Below is a flamegraph from a profiling run I just performed. For context, this is not exactly performance critical code, but it cannot be arbitrarily slow either. I would like to make sure I am reading/interpreting this correctly, specifically in connection with the following comment from the documentation:
Red bars are problematic only when they account for a sizable fraction of the top of a call stack, as only in such cases are they likely to be the source of a significant performance bottleneck
The red indicates type instabilities. My reading of the graph is that there are quite a few, but because they occur quite “low” in the call-stack all the “actual work” is done in a type-stable way. Therefore those type instabilities likely don’t affect the performance too significantly. By contrast if I had lots of red bars near the “top” of that graph, then I would be able to gain a lot by removing those type instabilities.

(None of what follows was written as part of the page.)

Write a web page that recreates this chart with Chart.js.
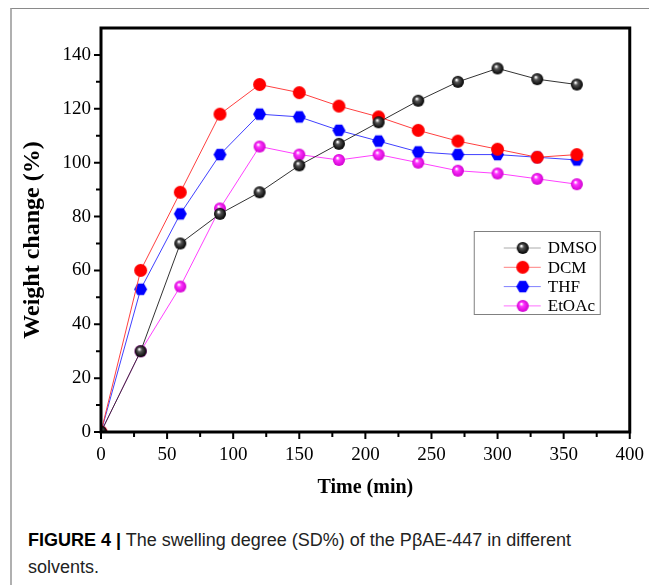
<!DOCTYPE html>
<html lang="en">
<head>
    <meta charset="UTF-8">
    <title>Swelling degree</title>
    <script src="https://cdn.jsdelivr.net/npm/chart.js"></script>
    <style>
        html, body {
            margin: 0;
            padding: 0;
            background: #ffffff;
        }
        .figure {
            position: relative;
            width: 649px;
            height: 585px;
            overflow: hidden;
        }
        .frame {
            position: absolute;
            left: 10px;
            top: 8px;
            width: 700px;
            height: 700px;
            border-left: 2px solid #b0b0b0;
            border-top: 1px solid #8a8a8a;
        }
        .chart-box {
            position: absolute;
            left: 0;
            top: 0;
            width: 649px;
            height: 510px;
        }
        .caption {
            position: absolute;
            left: 28px;
            top: 527px;
            width: 590px;
            font-family: "Liberation Sans", Arial, sans-serif;
            font-size: 18px;
            line-height: 27px;
            color: #222;
        }
        .caption b {
            color: #000;
        }
    </style>
</head>
<body>

<div class="figure">
    <div class="frame"></div>
    <div class="chart-box">
        <canvas id="swellChart" width="649" height="510"></canvas>
    </div>
    <div class="caption"><b>FIGURE 4 |</b> The swelling degree (SD%) of the PβAE-447 in different solvents.</div>
</div>

<script>
    // Time points (min) and weight change (%) for each solvent
    const times = [0, 30, 60, 90, 120, 150, 180, 210, 240, 270, 300, 330, 360];
    const dmso  = [0, 30, 70, 81, 89, 99, 107, 115, 123, 130, 135, 131, 129];
    const dcm   = [0, 60, 89, 118, 129, 126, 121, 117, 112, 108, 105, 102, 103];
    const thf   = [0, 53, 81, 103, 118, 117, 112, 108, 104, 103, 103, 102, 101];
    const etoac = [0, 30, 54, 83, 106, 103, 101, 103, 100, 97, 96, 94, 92];

    const seriesNames = ['DMSO', 'DCM', 'THF', 'EtOAc'];
    const xTicks = [0, 50, 100, 150, 200, 250, 300, 350, 400];
    const yTicks = [0, 20, 40, 60, 80, 100, 120, 140];
    const yTitle = 'Weight change (%)';

    const serif = '"Liberation Serif", "Times New Roman", serif';

    // marker pictures
    function sphere(base, dark, r) {
        const c = document.createElement('canvas');
        c.width = c.height = r * 2 + 2;
        const g = c.getContext('2d');
        const cx = r + 1, cy = r + 1;
        const grad = g.createRadialGradient(cx - r * 0.25, cy - r * 0.35, 0.5, cx, cy, r);
        grad.addColorStop(0, '#ffffff');
        grad.addColorStop(0.3, base);
        grad.addColorStop(1, dark);
        g.fillStyle = grad;
        g.beginPath();
        g.arc(cx, cy, r, 0, Math.PI * 2);
        g.fill();
        return c;
    }
    function disc(color, r) {
        const c = document.createElement('canvas');
        c.width = c.height = r * 2 + 2;
        const g = c.getContext('2d');
        g.fillStyle = color;
        g.beginPath();
        g.arc(r + 1, r + 1, r, 0, Math.PI * 2);
        g.fill();
        return c;
    }
    function hexagon(color, r) {
        const c = document.createElement('canvas');
        c.width = c.height = r * 2 + 2;
        const g = c.getContext('2d');
        g.fillStyle = color;
        g.beginPath();
        for (let i = 0; i < 6; i++) {
            const a = i * Math.PI / 3;
            const px = r + 1 + r * Math.cos(a);
            const py = r + 1 + r * Math.sin(a);
            if (i === 0) g.moveTo(px, py); else g.lineTo(px, py);
        }
        g.closePath();
        g.fill();
        return c;
    }

    const markers = [
        sphere('#555555', '#000000', 6),
        disc('#ff0000', 6.5),
        hexagon('#0000ff', 6.5),
        sphere('#ff33ff', '#d000d0', 6)
    ];
    const lineColors = ['#333333', '#ff4040', '#4040ff', '#ff40ff'];
    const legendLine = ['#aaaaaa', '#ff8080', '#8080ff', '#ff70ff'];
    const values = [dmso, dcm, thf, etoac];

    // box, ticks, y title and legend drawn on top of the data
    const frameAndLegend = {
        id: 'frameAndLegend',
        afterDatasetsDraw(chart) {
            const ctx = chart.ctx;
            const a = chart.chartArea;
            const xs = chart.scales.x, ys = chart.scales.y;
            ctx.save();
            ctx.strokeStyle = '#000';
            ctx.lineWidth = 3;
            ctx.strokeRect(a.left, a.top, a.right - a.left, a.bottom - a.top);

            ctx.lineWidth = 2;
            ctx.beginPath();
            for (let v = 0; v <= 400; v += 25) {
                const px = xs.getPixelForValue(v);
                const len = v % 50 === 0 ? 7 : 5;
                ctx.moveTo(px, a.bottom);
                ctx.lineTo(px, a.bottom + len);
            }
            for (let v = 0; v <= 140; v += 10) {
                const py = ys.getPixelForValue(v);
                const len = v % 20 === 0 ? 7 : 5;
                ctx.moveTo(a.left, py);
                ctx.lineTo(a.left - len, py);
            }
            ctx.stroke();

            // y axis title, a little below the middle like the original
            ctx.save();
            ctx.translate(33, (a.top + a.bottom) / 2 + 10);
            ctx.rotate(-Math.PI / 2);
            ctx.font = 'bold 24px ' + serif;
            ctx.textAlign = 'center';
            ctx.textBaseline = 'middle';
            ctx.fillStyle = '#000';
            ctx.fillText(yTitle, 0, 0);
            ctx.restore();

            // legend
            const bx = a.right - 156, by = a.top + 203, bw = 126, bh = 83;
            ctx.lineWidth = 1;
            ctx.strokeStyle = '#808080';
            ctx.strokeRect(bx + 0.5, by + 0.5, bw, bh);
            ctx.font = '17px ' + serif;
            ctx.textBaseline = 'middle';
            ctx.fillStyle = '#000';
            seriesNames.forEach((name, i) => {
                const ly = by + 17 + i * 19.3;
                ctx.strokeStyle = legendLine[i];
                ctx.beginPath();
                ctx.moveTo(bx + 30, ly);
                ctx.lineTo(bx + 67, ly);
                ctx.stroke();
                const m = markers[i];
                ctx.drawImage(m, bx + 49 - m.width / 2, ly - m.height / 2);
                ctx.fillText(name, bx + 74, ly + 1);
            });
            ctx.restore();
        }
    };

    const ctx = document.getElementById('swellChart').getContext('2d');
    new Chart(ctx, {
        type: 'line',
        data: {
            labels: times,
            datasets: seriesNames.map((name, i) => ({
                label: name,
                data: times.map((t, k) => ({ x: t, y: values[i][k] })),
                borderColor: lineColors[i],
                backgroundColor: lineColors[i],
                borderWidth: 1,
                pointStyle: markers[i],
                tension: 0,
                clip: 0
            }))
        },
        options: {
            responsive: false,
            animation: false,
            events: [],
            layout: { padding: { top: 28, right: 16, left: 0, bottom: 0 } },
            plugins: {
                legend: { display: false },
                tooltip: { enabled: false }
            },
            scales: {
                x: {
                    type: 'linear',
                    min: 0,
                    max: 400,
                    afterBuildTicks: s => { s.ticks = xTicks.map(v => ({ value: v })); },
                    afterFit: s => { s.height = 78; },
                    grid: { display: false, drawTicks: true, tickLength: 7 },
                    border: { display: false },
                    ticks: {
                        color: '#000',
                        padding: 5,
                        maxRotation: 0,
                        font: { family: serif, size: 19 }
                    },
                    title: {
                        display: true,
                        text: 'Time (min)',
                        color: '#000',
                        padding: { top: 0, bottom: 10 },
                        font: { family: serif, size: 20, weight: 'bold' }
                    }
                },
                y: {
                    min: 0,
                    max: 150,
                    afterBuildTicks: s => { s.ticks = yTicks.map(v => ({ value: v })); },
                    afterFit: s => { s.width = 101; },
                    grid: { display: false, drawTicks: true, tickLength: 7 },
                    border: { display: false },
                    ticks: {
                        color: '#000',
                        padding: 3,
                        font: { family: serif, size: 19 }
                    },
                    title: { display: false }
                }
            }
        },
        plugins: [frameAndLegend]
    });
</script>

</body>
</html>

Do you agree with these statements? If not, I’d be grateful for more comments.
(I’m of course aware that type instabilities are not the only performance problem and there are other things to check too, but this post is just about type instability.) Thank you.
My understanding is that what counts is not really the depth of “red bars” in the call stack. Rather, it’s whether the length of the “red bar” (i.e. the time spent in a function performing dynamic dispatch) is significantly larger than the cumulated lengths of bars stacked immediately upon it (i.e. the time spent in sub calls)
If the length of a “red bar” is completely covered by the lengths of bars stacked on it, it means that most of the time is spent in function calls. However, when a significant fraction of a “red bar” is not covered by any bar on top of it, it might mean that a significant fraction of the time is spent in the dynamic dispatch itself. (it might also mean that the unstable function itself spends some time computing things on its own)
This happens in a few places in your flamegraph. But it does not seem to be to much of an issue. Assuming all of these places are actually 100% multiple dispatch time, then by fixing your code to be type-stable in those places, you could expect the circled lengths to reduce to almost nothing, which would be perhaps a 10-15% gain (by my loose guesstimate)
But also note that in some cases you can’t really know the performance gain from reducing type instabilities from looking at the flame graph. It may be more than the width of top level red in the graph. In high performance situations, removing code and reducing cache use in one area may make another area faster.